An Architecture Overview
In Google, there are three main part in its architecture.
First, there is a web crawler to download web page from the Internet. This is done by the URL Server that sends a list of URL to the crawler for fetching. The fetched page are then stored in the Store Server which compresses and stores the web page into a repository. For every web page, there is an docID associated with.
| URLServer | --> | Crawlers | --> | Store Server | --> | Repository |
Second, there are an indexer and sorter then performs the indexing function.
The indexer reads the document and then parses them. Each document is converted into a set of word occurences called "hits". The hit records the word's properties like position, font size etc. The indexer then distributes these hits into a set of "barrels", creating a partially sorted forward index.
The indexer also parse out the information from the link forming the anchor files which contains the information of which page connects to which page.
The sorter then takes the barrels and resorted them to generate the inverted index with the wordID.
| Repository | --> | Indexer | --> | Anchor, Barrels (Forward Index) |
| Barrels | --> | Sorter | --> | Inverted Index |
Third, the URLresolver then responsible for converting the URL to absolute URL and finally to docID, forming a pairs of docID with link associated with. This link database is then used by calculating the PageRank of each page.
| Anchor | --> | URLresolver | --> | Links | --> | PageRank |
Finally, there is a program called DumpLexicon, it takes this inverted list together with the lexicon produced by the index and generates a new lexicon for the query. The searcher uses the lexicon built by the DumpLexicon and the PageRank to answer the query.
Crawl the web!
A web crawler (also known as a web spider or ant) is a program which browses the World Wide Web in an automated manner.
Google uses a distributed crawler for fetching web document from the Internet. A single URLserver serves a list of URLs to a number of crawlers (around 3 at the same time).
The crawlers download the web page and then send them to a store server. The store server then compresses and stores the page in the repository.
What does Repository store?
In Google, the respository contains full HTML of every web page fetched by the crawler. Google uses the zlib (RFC 1950) for compressing the data with the trade off of compression ratio. For every web page, it is stored as a packet with the following format.
| docid | encode | url-lenght | page-len | url | page |
The respository plays an important role for the origin of the information sources in the search engine. Data can be re-built from this database.
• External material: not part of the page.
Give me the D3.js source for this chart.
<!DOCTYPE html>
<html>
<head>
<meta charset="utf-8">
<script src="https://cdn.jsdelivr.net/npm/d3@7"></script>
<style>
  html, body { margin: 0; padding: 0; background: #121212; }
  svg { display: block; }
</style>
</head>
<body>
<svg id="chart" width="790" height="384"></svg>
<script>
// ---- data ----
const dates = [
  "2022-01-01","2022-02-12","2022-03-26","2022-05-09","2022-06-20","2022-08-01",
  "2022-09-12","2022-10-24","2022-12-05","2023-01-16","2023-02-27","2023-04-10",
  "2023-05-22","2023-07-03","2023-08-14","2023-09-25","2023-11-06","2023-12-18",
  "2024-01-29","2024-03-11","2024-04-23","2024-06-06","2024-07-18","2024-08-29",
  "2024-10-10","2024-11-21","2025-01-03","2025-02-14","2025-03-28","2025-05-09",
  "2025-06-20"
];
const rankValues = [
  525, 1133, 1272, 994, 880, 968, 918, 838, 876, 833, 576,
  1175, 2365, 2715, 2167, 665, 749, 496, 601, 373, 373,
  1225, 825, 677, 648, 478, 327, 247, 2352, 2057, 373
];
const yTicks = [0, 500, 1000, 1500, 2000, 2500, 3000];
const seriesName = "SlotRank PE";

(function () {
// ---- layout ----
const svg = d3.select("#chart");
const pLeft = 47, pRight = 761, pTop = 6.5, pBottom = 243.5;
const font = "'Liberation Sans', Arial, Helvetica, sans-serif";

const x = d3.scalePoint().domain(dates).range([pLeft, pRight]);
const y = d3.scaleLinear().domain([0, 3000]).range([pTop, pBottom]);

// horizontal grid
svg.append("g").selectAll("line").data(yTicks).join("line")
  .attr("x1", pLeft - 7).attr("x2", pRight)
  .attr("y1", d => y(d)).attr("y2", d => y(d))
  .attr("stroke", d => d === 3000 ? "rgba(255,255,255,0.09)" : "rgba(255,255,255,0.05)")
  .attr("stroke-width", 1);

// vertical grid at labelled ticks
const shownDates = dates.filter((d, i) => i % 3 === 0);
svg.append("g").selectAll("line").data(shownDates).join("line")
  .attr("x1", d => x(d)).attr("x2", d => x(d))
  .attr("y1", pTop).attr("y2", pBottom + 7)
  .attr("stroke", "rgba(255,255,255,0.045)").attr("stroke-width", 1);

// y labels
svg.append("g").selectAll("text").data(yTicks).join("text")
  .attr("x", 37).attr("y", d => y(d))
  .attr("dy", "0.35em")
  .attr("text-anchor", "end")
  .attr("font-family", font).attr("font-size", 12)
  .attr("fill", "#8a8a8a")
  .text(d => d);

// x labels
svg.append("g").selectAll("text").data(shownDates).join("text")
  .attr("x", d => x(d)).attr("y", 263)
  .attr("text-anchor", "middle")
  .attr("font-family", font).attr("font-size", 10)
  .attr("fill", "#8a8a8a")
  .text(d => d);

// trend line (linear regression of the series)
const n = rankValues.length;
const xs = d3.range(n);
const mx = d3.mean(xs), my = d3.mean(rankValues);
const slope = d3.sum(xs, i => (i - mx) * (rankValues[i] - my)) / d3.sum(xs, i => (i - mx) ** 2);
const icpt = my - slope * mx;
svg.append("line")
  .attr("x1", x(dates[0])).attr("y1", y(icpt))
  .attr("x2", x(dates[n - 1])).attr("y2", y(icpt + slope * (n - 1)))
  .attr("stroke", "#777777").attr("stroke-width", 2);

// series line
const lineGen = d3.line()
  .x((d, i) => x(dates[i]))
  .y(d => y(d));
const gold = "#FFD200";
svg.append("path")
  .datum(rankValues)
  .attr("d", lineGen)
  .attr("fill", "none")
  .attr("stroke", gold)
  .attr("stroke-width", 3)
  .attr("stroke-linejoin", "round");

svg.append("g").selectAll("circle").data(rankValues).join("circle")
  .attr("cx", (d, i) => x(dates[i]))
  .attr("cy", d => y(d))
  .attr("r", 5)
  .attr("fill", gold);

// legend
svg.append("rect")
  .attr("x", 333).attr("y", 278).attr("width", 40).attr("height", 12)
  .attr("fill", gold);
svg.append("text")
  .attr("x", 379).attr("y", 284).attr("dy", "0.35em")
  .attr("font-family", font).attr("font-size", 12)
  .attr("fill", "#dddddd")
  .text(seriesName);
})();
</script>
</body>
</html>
Your searching keyword - Lexicon
Lexicon is a word of Greek origin meaning vocabulary, and this is what your query in the search engine.
In Google, the lexicon is a database of words used for search query from the user. This database contains around 14 million of words. For every lexicon, there is a wordID in associated with it.
| wordID | lexicon |
The breakdown of your page - Hit lists
After the web page has been crawled into the repository, the indexer parses through every web page and break down it into a logical structure called hit lists.
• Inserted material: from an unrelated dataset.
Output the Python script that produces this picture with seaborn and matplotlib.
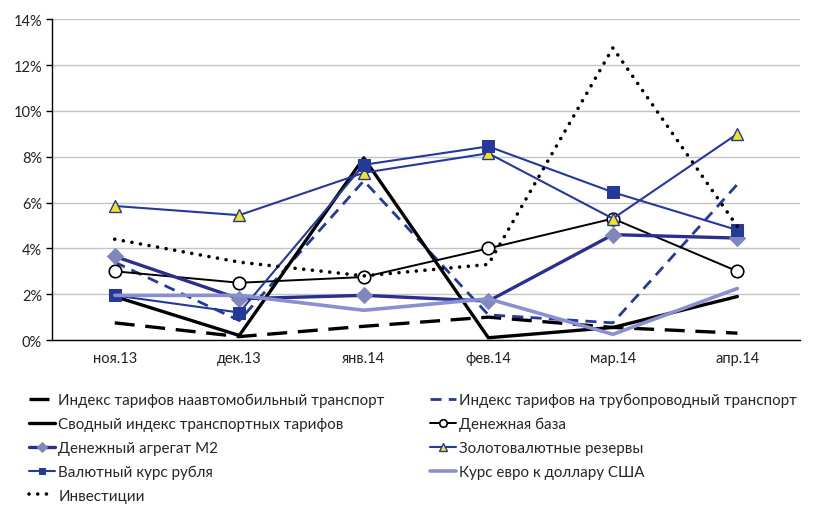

A hit list respresents a list of word occurence in the web document fetching from the Internet, it records the position, font and capitalization information.
There are two main types of hits: fancy hits and plain hits. Fancy hits include hit occurring in a URL, title, anchor text, or meta tag. Plain hits include everything else.
In the barrel, the indexer builds up a forward indexer for every web page with a list of hits associated with it. With the docID, the search engine can query what information of that page composed of with ease.
Example: a list of doc in the barrel with forward index
| docID |
| wordID | no-of-hit | hit, hit, hit |
| wordID | no-of-hit | hit, hit, hit, hit|
| null wordID |
| docID |
| wordID | no-of-hit | hit, hit, hit |
| wordID | no-of-hit | hit, hit, hit |
| wordID | no-of-hit | hit, hit, hit |
| null wordID |
Building an Inverted Index!
The inverted index are from the same barrels, but it is built by the sorter. For every lexicon, there is a pointer pointed into barrel that the wordID falls into and the wordID points to a list of docID, and finally to a list of hit lists.
| Lexicon | --> | wordID | --> | docID | --> | hit list |
With this inverted index, Google can locate the document from the lexicon submitted by the searching query.